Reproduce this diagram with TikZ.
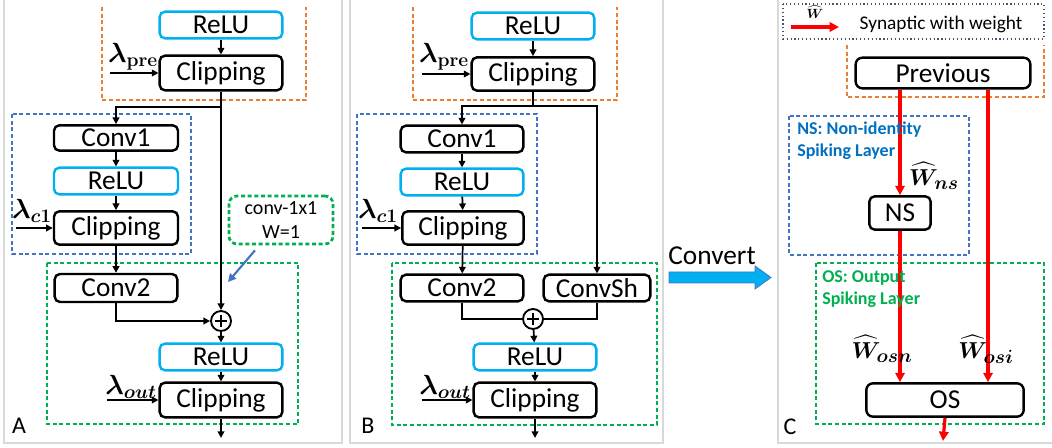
\documentclass[tikz,border=0pt]{standalone}
\usepackage[no-math]{fontspec}
\setmainfont{Carlito}
\usepackage{amsmath}
\usepackage{bm}
\usetikzlibrary{arrows.meta,calc}

\definecolor{reluc}{HTML}{00B0F0}
\definecolor{preo}{HTML}{ED7D31}
\definecolor{blkb}{HTML}{4472C4}
\definecolor{outg}{HTML}{00B050}
\definecolor{nsblue}{HTML}{0070C0}
\definecolor{framegray}{HTML}{D9D9D9}
\definecolor{legendc}{HTML}{44546A}

\tikzset{
  layer/.style={draw, rounded corners=4pt, line width=1.8pt, inner sep=0pt, font=\fontsize{20.5}{22}\selectfont},
  relubox/.style={layer, draw=reluc},
  addnode/.style={circle, draw, line width=1.4pt, minimum size=15pt, inner sep=0pt,
    path picture={\draw[line width=1.4pt] ([xshift=-4.5pt]path picture bounding box.center) -- ([xshift=4.5pt]path picture bounding box.center);
      \draw[line width=1.4pt] ([yshift=-4.5pt]path picture bounding box.center) -- ([yshift=4.5pt]path picture bounding box.center);}},
  ln/.style={line width=1.3pt},
  arr/.style={line width=1.3pt, -{Triangle[length=5pt,width=5pt]}},
  syn/.style={red, line width=2.4pt, -{Triangle[length=7pt,width=7pt]}},
  lam/.style={inner sep=0pt, font=\boldmath\fontsize{21}{23}\selectfont},
  wlab/.style={inner sep=0pt, font=\boldmath\fontsize{19}{21}\selectfont},
  prebox/.style={preo, dashed, dash pattern=on 3pt off 2pt, line width=1pt},
  midbox/.style={blkb, dashed, dash pattern=on 3pt off 2pt, line width=1pt},
  outbox/.style={outg, dashed, dash pattern=on 3pt off 2pt, line width=1pt},
  panel/.style={framegray, line width=1.5pt},
  panellab/.style={inner sep=0pt, font=\fontsize{18}{20}\selectfont},
  layertxt/.style={anchor=north west, inner sep=0pt, align=left, font=\bfseries\fontsize{13.5}{16.5}\selectfont}
}

\begin{document}
\begin{tikzpicture}[x=0.75pt,y=0.75pt,yscale=-1,xscale=1]
\useasboundingbox (0,0) rectangle (1052,448);

%Panel frames
\draw[panel] (4,-5) -- (4,443) -- (342,443) -- (342,-5);
\draw[panel] (350,-5) -- (350,443) -- (663,443) -- (663,-5);
\draw[panel] (778,-5) -- (778,443) -- (1056,443);

%%%%%%%%%%%%%%%% A
%Dashed groups
\draw[prebox] (102,7) -- (102,100) -- (306,100) -- (306,7);
\draw[midbox] (12,114) rectangle (191,254);
\draw[outbox] (47,263) rectangle (298,424);

%Layers
\node[relubox, minimum width=92pt, minimum height=20pt] (reluA1) at (221,25) {ReLU};
\node[layer, minimum width=92pt, minimum height=26pt] (clipA1) at (221,73) {Clipping};
\node[layer, minimum width=93pt, minimum height=19pt] (conv1A) at (116,138) {Conv1};
\node[relubox, minimum width=93pt, minimum height=20pt] (reluA2) at (116,181) {ReLU};
\node[layer, minimum width=93pt, minimum height=25pt] (clipA2) at (116,228) {Clipping};
\node[layer, minimum width=92pt, minimum height=21pt] (conv2A) at (116,288) {Conv2};
\node[addnode] (plusA) at (221,321) {};
\node[relubox, minimum width=92pt, minimum height=20pt] (reluA3) at (221,357) {ReLU};
\node[layer, minimum width=92pt, minimum height=26pt] (clipA3) at (221,400) {Clipping};
\coordinate (splitA) at (221,107);
\coordinate (outA) at (221,438);

%Note
\node[outg, draw, dashed, dash pattern=on 3pt off 2pt, line width=2pt, rounded corners=6pt, minimum width=78pt, minimum height=36pt, inner sep=0pt, align=center, text=black, font=\fontsize{15}{18}\selectfont] (noteA) at (281,220) {conv-1x1\\W=1};
\coordinate (noteTip) at (228,282);
\draw[blkb, line width=1.6pt, -{Triangle[length=6pt,width=6pt]}] ($(noteA.south)+(-26,5)$) -- (noteTip);

%Lambdas
\node[lam] (lpreA) at (133,57) {$\lambda_{\mathbf{pre}}$};
\node[lam] (lc1A) at (32,211) {$\lambda_{c\mathbf{1}}$};
\node[lam] (loutA) at (131,387) {$\lambda_{out}$};
\coordinate (inpreA) at (110,73);
\coordinate (inc1A) at (16,228);
\coordinate (inoutA) at (107,400);

%Connectors
\draw[arr] (reluA1) -- (clipA1);
\draw[arr] (inpreA) -- (clipA1);
\draw[ln] (clipA1) -- (splitA);
\draw[arr] (splitA) -| (conv1A);
\draw[arr] (splitA) -- (plusA);
\draw[arr] (conv1A) -- (reluA2);
\draw[arr] (reluA2) -- (clipA2);
\draw[arr] (inc1A) -- (clipA2);
\draw[arr] (clipA2) -- (conv2A);
\draw[arr] (conv2A.south) |- (plusA.west);
\draw[arr] (plusA) -- (reluA3);
\draw[arr] (reluA3) -- (clipA3);
\draw[arr] (inoutA) -- (clipA3);
\draw[arr] (clipA3) -- (outA);

\node[panellab] (labA) at (19,426) {A};

%%%%%%%%%%%%%%%% B
%Dashed groups
\draw[prebox] (413,7) -- (413,100) -- (617,100) -- (617,7);
\draw[midbox] (357,114) rectangle (537,254);
\draw[outbox] (392,263) rectangle (657,425);

%Layers
\node[relubox, minimum width=92pt, minimum height=20pt] (reluB1) at (533,26) {ReLU};
\node[layer, minimum width=92pt, minimum height=25pt] (clipB1) at (533,74) {Clipping};
\node[layer, minimum width=92pt, minimum height=20pt] (conv1B) at (462,139) {Conv1};
\node[relubox, minimum width=92pt, minimum height=20pt] (reluB2) at (462,182) {ReLU};
\node[layer, minimum width=91pt, minimum height=25pt] (clipB2) at (463,228) {Clipping};
\node[layer, minimum width=92pt, minimum height=20pt] (conv2B) at (462,288) {Conv2};
\node[layer, minimum width=80pt, minimum height=20pt] (convshB) at (597,288) {ConvSh};
\node[addnode] (plusB) at (533,319) {};
\node[relubox, minimum width=92pt, minimum height=20pt] (reluB3) at (535,357) {ReLU};
\node[layer, minimum width=92pt, minimum height=26pt] (clipB3) at (535,400) {Clipping};
\coordinate (splitB) at (533,106);
\coordinate (outB) at (535,438);

%Lambdas
\node[lam] (lpreB) at (444,57) {$\lambda_{\mathbf{pre}}$};
\node[lam] (lc1B) at (378,211) {$\lambda_{c\mathbf{1}}$};
\node[lam] (loutB) at (445,387) {$\lambda_{out}$};
\coordinate (inpreB) at (422,74);
\coordinate (inc1B) at (362,228);
\coordinate (inoutB) at (422,400);

%Connectors
\draw[arr] (reluB1) -- (clipB1);
\draw[arr] (inpreB) -- (clipB1);
\draw[ln] (clipB1) -- (splitB);
\draw[arr] (splitB) -| (conv1B);
\draw[arr] (splitB) -| (convshB);
\draw[arr] (conv1B) -- (reluB2);
\draw[arr] (reluB2) -- (clipB2);
\draw[arr] (inc1B) -- (clipB2);
\draw[arr] (clipB2) -- (conv2B);
\draw[ln] (conv2B.south) |- (plusB.west);
\draw[ln] (convshB.south) |- (plusB.east);
\draw[arr] (plusB) -- (reluB3);
\draw[arr] (reluB3) -- (clipB3);
\draw[arr] (inoutB) -- (clipB3);
\draw[arr] (clipB3) -- (outB);

\node[panellab] (labB) at (368,426) {B};

%%%%%%%%%%%%%%%% Convert
\node[inner sep=0pt, font=\fontsize{20.5}{22}\selectfont] (convert) at (712,256) {Convert};
\draw[blkb, fill=reluc, line width=0.6pt] (669,272) -- (755,272) -- (755,266) -- (771,277.5) -- (755,289) -- (755,283) -- (669,283) -- cycle;

%%%%%%%%%%%%%%%% C
%Legend
\draw[legendc, dotted, line width=0.9pt] (783,4) rectangle (1044,39);
\coordinate (legS) at (791,27);
\coordinate (legE) at (839,27);
\draw[syn] (legS) -- (legE);
\node[inner sep=0pt, font=\boldmath\fontsize{10}{12}\selectfont] (legW) at (815,12) {$\widehat{W}$};
\node[inner sep=0pt, font=\fontsize{14.5}{16}\selectfont] (legTxt) at (941,24) {Synaptic with weight};

%Dashed groups
\draw[prebox] (847,45) -- (847,97) -- (1044,97) -- (1044,45);
\draw[midbox] (789,116) rectangle (969,255);
\draw[outbox] (816,263) rectangle (1044,424);

%Layers
\node[layer, rounded corners=5pt, minimum width=131pt, minimum height=23pt] (prevC) at (943,73) {Previous};
\node[layer, minimum width=46pt, minimum height=25pt] (nsC) at (900,213) {NS};
\node[layer, rounded corners=5pt, minimum width=118pt, minimum height=25pt] (osC) at (945,400) {OS};
\coordinate (outC) at (943,441);

%Synapses
\draw[syn] (nsC.north |- prevC.south) -- (nsC.north);
\draw[syn] ($(prevC.south)+(45,0)$) -- ($(osC.north)+(43,0)$);
\draw[syn] (nsC.south) -- (nsC.south |- osC.north);
\draw[syn] (osC.south) -- (outC);

%Texts
\node[layertxt, text=nsblue] (nsTxt) at (797,122) {NS: Non-identity\\Spiking Layer};
\node[layertxt, text=outg] (osTxt) at (822,270) {OS: Output\\Spiking Layer};
\node[wlab] (wns) at (934,176) {$\widehat{W}_{ns}$};
\node[wlab] (wosn) at (882,349) {$\widehat{W}_{osn}$};
\node[wlab] (wosi) at (986,349) {$\widehat{W}_{osi}$};

\node[panellab] (labC) at (790,427) {C};

\end{tikzpicture}
\end{document}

################

### YOUR TASK
Find the lines that include the string "with", then copy each of them.

### SOLUTION TO THIS TASK
Reproduce this diagram with TikZ.
\node[inner sep=0pt, font=\fontsize{14.5}{16}\selectfont] (legTxt) at (941,24) {Synaptic with weight};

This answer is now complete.